**ITEMS:**
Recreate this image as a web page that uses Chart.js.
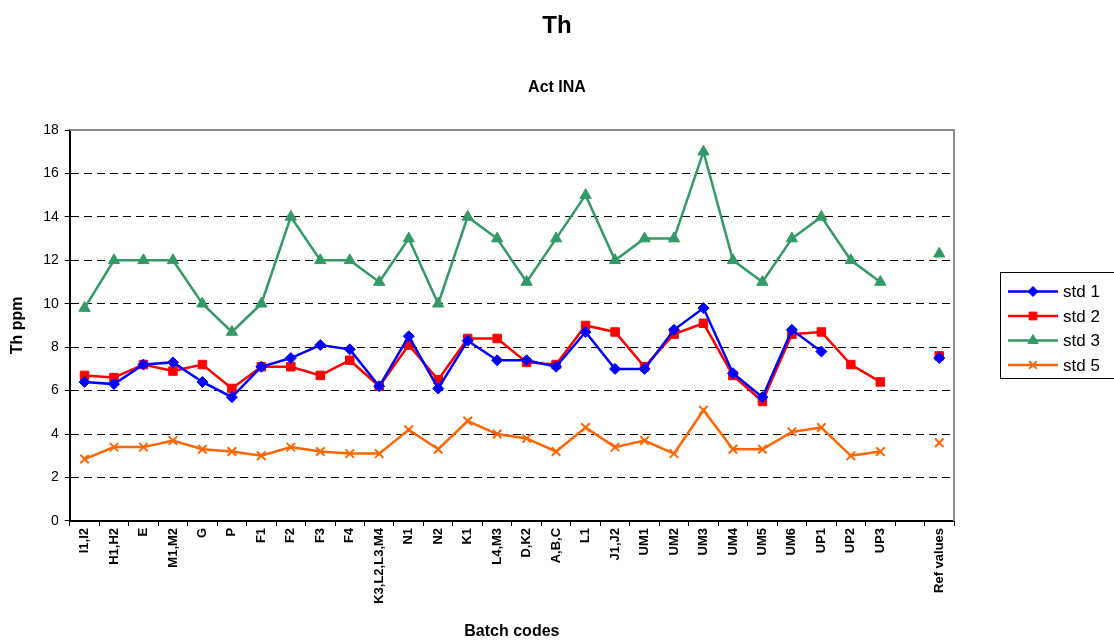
<!DOCTYPE html>
<html>
<head>
<meta charset="utf-8">
<script src="https://cdn.jsdelivr.net/npm/chart.js@4"></script>
<style>
  html, body { margin: 0; padding: 0; background: #fff; }
  #wrap { width: 1114px; height: 644px; }
</style>
</head>
<body>
<div id="wrap"><canvas id="thChart"></canvas></div>
<script>
var batchCodes = ["I1,I2","H1,H2","E","M1,M2","G","P","F1","F2","F3","F4","K3,L2,L3,M4","N1","N2","K1","L4,M3","D,K2","A,B,C","L1","J1,J2","UM1","UM2","UM3","UM4","UM5","UM6","UP1","UP2","UP3","","Ref values"];

var std1 = [6.4,6.3,7.2,7.3,6.4,5.7,7.1,7.5,8.1,7.9,6.2,8.5,6.1,8.3,7.4,7.4,7.1,8.7,7.0,7.0,8.8,9.8,6.8,5.7,8.8,7.8,null,null,null,7.5];
var std2 = [6.7,6.6,7.2,6.9,7.2,6.1,7.1,7.1,6.7,7.4,6.2,8.1,6.5,8.4,8.4,7.3,7.2,9.0,8.7,7.1,8.6,9.1,6.7,5.5,8.6,8.7,7.2,6.4,null,7.6];
var std3 = [9.8,12,12,12,10,8.7,10,14,12,12,11,13,10,14,13,11,13,15,12,13,13,17,12,11,13,14,12,11,null,12.3];
var std5 = [2.85,3.4,3.4,3.7,3.3,3.2,3.0,3.4,3.2,3.1,3.1,4.2,3.3,4.6,4.0,3.8,3.2,4.3,3.4,3.7,3.1,5.1,3.3,3.3,4.1,4.3,3.0,3.2,null,3.6];

var yTicks = [0,2,4,6,8,10,12,14,16,18];

var FONT = "'Liberation Sans', Arial, sans-serif";

function series(label, values, color, style, radius) {
  return {
    label: label,
    data: values,
    borderColor: color,
    backgroundColor: color,
    pointBorderColor: color,
    pointBackgroundColor: color,
    borderWidth: 2.5,
    pointStyle: style,
    pointRadius: radius,
    pointHoverRadius: radius,
    pointBorderWidth: style === 'crossRot' ? 2 : 1,
    tension: 0,
    spanGaps: false
  };
}

// grey frame on top/right of the plot and the Excel-style legend box
var excelBits = {
  id: 'excelBits',
  afterDraw: function(chart) {
    var c = chart.ctx, a = chart.chartArea;
    c.save();
    c.strokeStyle = '#8c8c8c';
    c.lineWidth = 2;
    c.beginPath();
    c.moveTo(a.left, a.top);
    c.lineTo(a.right, a.top);
    c.lineTo(a.right, a.bottom);
    c.stroke();

    var bx = 1000, by = 272, bw = 120, bh = 106;
    c.strokeStyle = '#000';
    c.lineWidth = 1;
    c.strokeRect(bx + 0.5, by + 0.5, bw, bh);
    c.font = '17px ' + FONT;
    c.textBaseline = 'middle';
    c.textAlign = 'left';
    chart.data.datasets.forEach(function(ds, i) {
      var y = by + 19.5 + i * 24.5;
      c.strokeStyle = ds.borderColor;
      c.lineWidth = 2.5;
      c.beginPath();
      c.moveTo(bx + 8, y);
      c.lineTo(bx + 58, y);
      c.stroke();
      c.fillStyle = ds.borderColor;
      c.lineWidth = ds.pointBorderWidth;
      Chart.helpers.drawPoint(c, {
        pointStyle: ds.pointStyle,
        radius: ds.pointRadius - 0.5,
        borderWidth: ds.pointBorderWidth,
        rotation: 0
      }, bx + 33, y);
      c.fillStyle = '#000';
      c.fillText(ds.label, bx + 63, y + 1);
    });
    c.restore();
  }
};

var ctx = document.getElementById('thChart').getContext('2d');
var thChart = new Chart(ctx, {
  type: 'line',
  data: {
    labels: batchCodes,
    datasets: [
      series('std 1', std1, '#0000ff', 'rectRot', 5.5),
      series('std 2', std2, '#ff0000', 'rect', 6),
      series('std 3', std3, '#339966', 'triangle', 6.5),
      series('std 5', std5, '#ff6600', 'crossRot', 6)
    ]
  },
  plugins: [excelBits],
  options: {
    responsive: true,
    maintainAspectRatio: false,
    animation: false,
    layout: { padding: { left: 8, right: 8, top: 8, bottom: 3 } },
    plugins: {
      legend: { display: false },
      tooltip: { enabled: false },
      title: {
        display: true,
        text: 'Th',
        color: '#000',
        font: { family: FONT, size: 24, weight: 'bold' },
        padding: { top: 4, bottom: 37 }
      },
      subtitle: {
        display: true,
        text: 'Act INA',
        color: '#000',
        font: { family: FONT, size: 16, weight: 'bold' },
        padding: { top: 0, bottom: 33 }
      }
    },
    scales: {
      x: {
        offset: true,
        grid: {
          offset: true,
          drawOnChartArea: false,
          color: '#000',
          tickLength: 5,
          tickColor: '#000'
        },
        border: { color: '#000', width: 2 },
        ticks: {
          autoSkip: false,
          minRotation: 90,
          maxRotation: 90,
          color: '#000',
          padding: 2,
          font: { family: FONT, size: 13, weight: 'bold' }
        },
        title: {
          display: true,
          text: 'Batch codes',
          color: '#000',
          font: { family: FONT, size: 16, weight: 'bold' },
          padding: { top: 16, bottom: 0 }
        }
      },
      y: {
        min: 0,
        max: 18,
        afterBuildTicks: function(axis) {
          axis.ticks = yTicks.map(function(v) { return { value: v }; });
        },
        grid: {
          color: function(c) { return (c.tick && (c.tick.value === 0 || c.tick.value === 18)) ? 'rgba(0,0,0,0)' : '#000'; },
          tickColor: '#000',
          tickLength: 5,
          lineWidth: 1
        },
        border: { color: '#000', width: 2, dash: [8, 5] },
        ticks: {
          color: '#000',
          padding: 6,
          font: { family: FONT, size: 14 }
        },
        title: {
          display: true,
          text: 'Th ppm',
          color: '#000',
          font: { family: FONT, size: 16, weight: 'bold' },
          padding: { top: 0, bottom: 10 }
        }
      },
      // empty axis on the right that only reserves room for the legend
      legendSpace: {
        type: 'linear',
        position: 'right',
        display: true,
        grid: { display: false, drawTicks: false },
        border: { display: false },
        ticks: { display: false },
        afterFit: function(axis) { axis.width = 152; }
      }
    }
  }
});
</script>
</body>
</html>
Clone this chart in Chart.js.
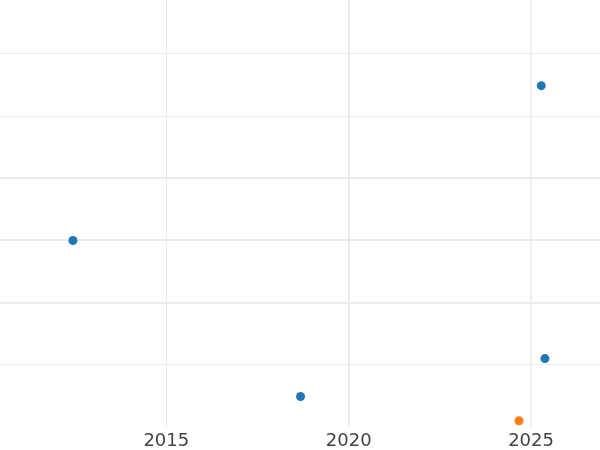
<!DOCTYPE html>
<html>
<head>
<meta charset="utf-8">
<script src="https://cdn.jsdelivr.net/npm/chart.js@4"></script>
<style>
html,body{margin:0;padding:0;background:#fff;}
#wrap{width:600px;height:450px;position:relative;}
</style>
</head>
<body>
<div id="wrap"><canvas id="c"></canvas></div>
<script>
const xTicks = [2015, 2020, 2025];
const yTicks = [1, 2, 3, 4, 5, 6];
const blueX = [2012.44, 2018.68, 2025.28, 2025.38];
const blueY = [3.0, 0.49, 5.49, 1.1];
const orangeX = [2024.67];
const orangeY = [0.1];

const xWidths = {2015: 1, 2020: 2, 2025: 1.6};
const yWidths = {1: 1, 2: 2, 3: 2, 4: 2, 5: 1, 6: 1};

const toPts = (xs, ys) => xs.map((x, i) => ({x: x, y: ys[i]}));

new Chart(document.getElementById('c'), {
  type: 'scatter',
  data: {
    datasets: [
      {data: toPts(blueX, blueY), backgroundColor: '#1f77b4', borderColor: '#1f77b4', pointRadius: 4.5, borderWidth: 0},
      {data: toPts(orangeX, orangeY), backgroundColor: '#ff7f0e', borderColor: '#ff7f0e', pointRadius: 4.5, borderWidth: 0}
    ]
  },
  options: {
    responsive: true,
    maintainAspectRatio: false,
    animation: false,
    layout: {padding: 0, autoPadding: false},
    plugins: {legend: {display: false}, tooltip: {enabled: false}},
    scales: {
      x: {
        type: 'linear',
        min: 2010.44,
        max: 2026.89,
        border: {display: false},
        afterBuildTicks: s => { s.ticks = xTicks.map(v => ({value: v})); },
        afterFit: s => { s.height = 23; },
        grid: {
          color: '#ebebeb',
          lineWidth: ctx => xWidths[ctx.tick ? ctx.tick.value : 0] || 1,
          drawTicks: false
        },
        ticks: {
          color: '#444444',
          font: {family: 'DejaVu Sans', size: 18},
          padding: 4,
          maxRotation: 0,
          callback: v => String(v)
        }
      },
      y: {
        type: 'linear',
        min: 0,
        max: 6.868,
        border: {display: false},
        afterBuildTicks: s => { s.ticks = yTicks.map(v => ({value: v})); },
        afterFit: s => { s.width = 0; },
        grid: {
          color: '#ebebeb',
          lineWidth: ctx => yWidths[ctx.tick ? ctx.tick.value : 0] || 1,
          drawTicks: false
        },
        ticks: {display: false}
      }
    }
  }
});
</script>
</body>
</html>
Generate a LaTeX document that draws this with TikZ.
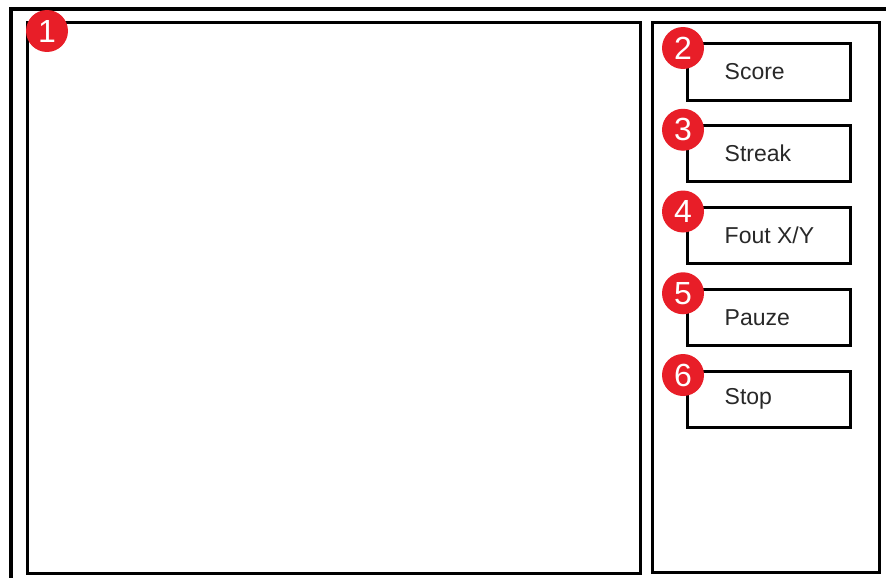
\documentclass[tikz,border=0pt]{standalone}
\usepackage{fontspec}
\setmainfont{Liberation Sans}
\usetikzlibrary{positioning}
\definecolor{badgered}{RGB}{232,30,40}
\definecolor{lbltext}{RGB}{40,40,40}

\begin{document}
\begin{tikzpicture}[x=1pt, y=-1pt,
      panel/.style={draw, line width=3pt, inner sep=0pt},
      btn/.style={draw, line width=3pt, inner sep=0pt,
                  minimum width=163pt, minimum height=56pt},
      lbl/.style={inner sep=0pt, text=lbltext,
                  font=\fontsize{23}{26}\selectfont},
      badge/.style={circle, fill=badgered, inner sep=0pt,
                    minimum size=42pt, text=white,
                    font=\fontsize{32}{34}\selectfont}
  ]
    \useasboundingbox (0,0) rectangle (886,578);
    % outer frame, cut off at the right and bottom
    \draw[line width=4pt] (11,578) -- (11,9) -- (886,9);

    \node[panel, minimum width=613pt, minimum height=550pt] (game) at (333.5,298) {};
    \node[panel, minimum width=227pt, minimum height=549pt] (side) at (765.5,297.5) {};

    \node[btn] (score) at (768.5,72) {};
    \node[btn, below=22.75pt of score]  (streak) {};
    \node[btn, below=22.75pt of streak] (fout) {};
    \node[btn, below=22.75pt of fout]   (pauze) {};
    \node[btn, below=22.75pt of pauze]  (stop) {};

    \node[lbl, right=39pt of score.west]  (score-lbl)  {Score};
    \node[lbl, right=39pt of streak.west] (streak-lbl) {Streak};
    \node[lbl, right=39pt of fout.west]   (fout-lbl)   {Fout X/Y};
    \node[lbl, right=39pt of pauze.west]  (pauze-lbl)  {Pauze};
    \node[lbl, right=39pt of stop.west]   (stop-lbl)   {Stop};

    \node[badge] (b1) at ([xshift=21.5pt, yshift=-9.5pt]game.north west) {1};
    \node[badge] (b2) at ([xshift=-2.5pt, yshift=-5.5pt]score.north west) {2};
    \node[badge] (b3) at ([xshift=-2.5pt, yshift=-5.5pt]streak.north west) {3};
    \node[badge] (b4) at ([xshift=-2.5pt, yshift=-5.5pt]fout.north west) {4};
    \node[badge] (b5) at ([xshift=-2.5pt, yshift=-5.5pt]pauze.north west) {5};
    \node[badge] (b6) at ([xshift=-2.5pt, yshift=-5.5pt]stop.north west) {6};
  \end{tikzpicture}
\end{document}
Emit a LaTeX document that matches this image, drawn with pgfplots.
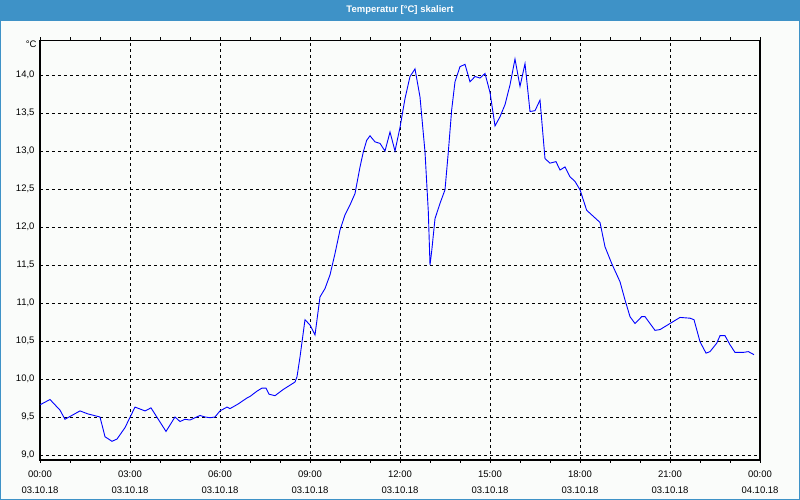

**TASK BRIEF:**
Lines containing the string "this" should be counted; reply with their number and nothing more.

**SOLVED EXERCISE:**
4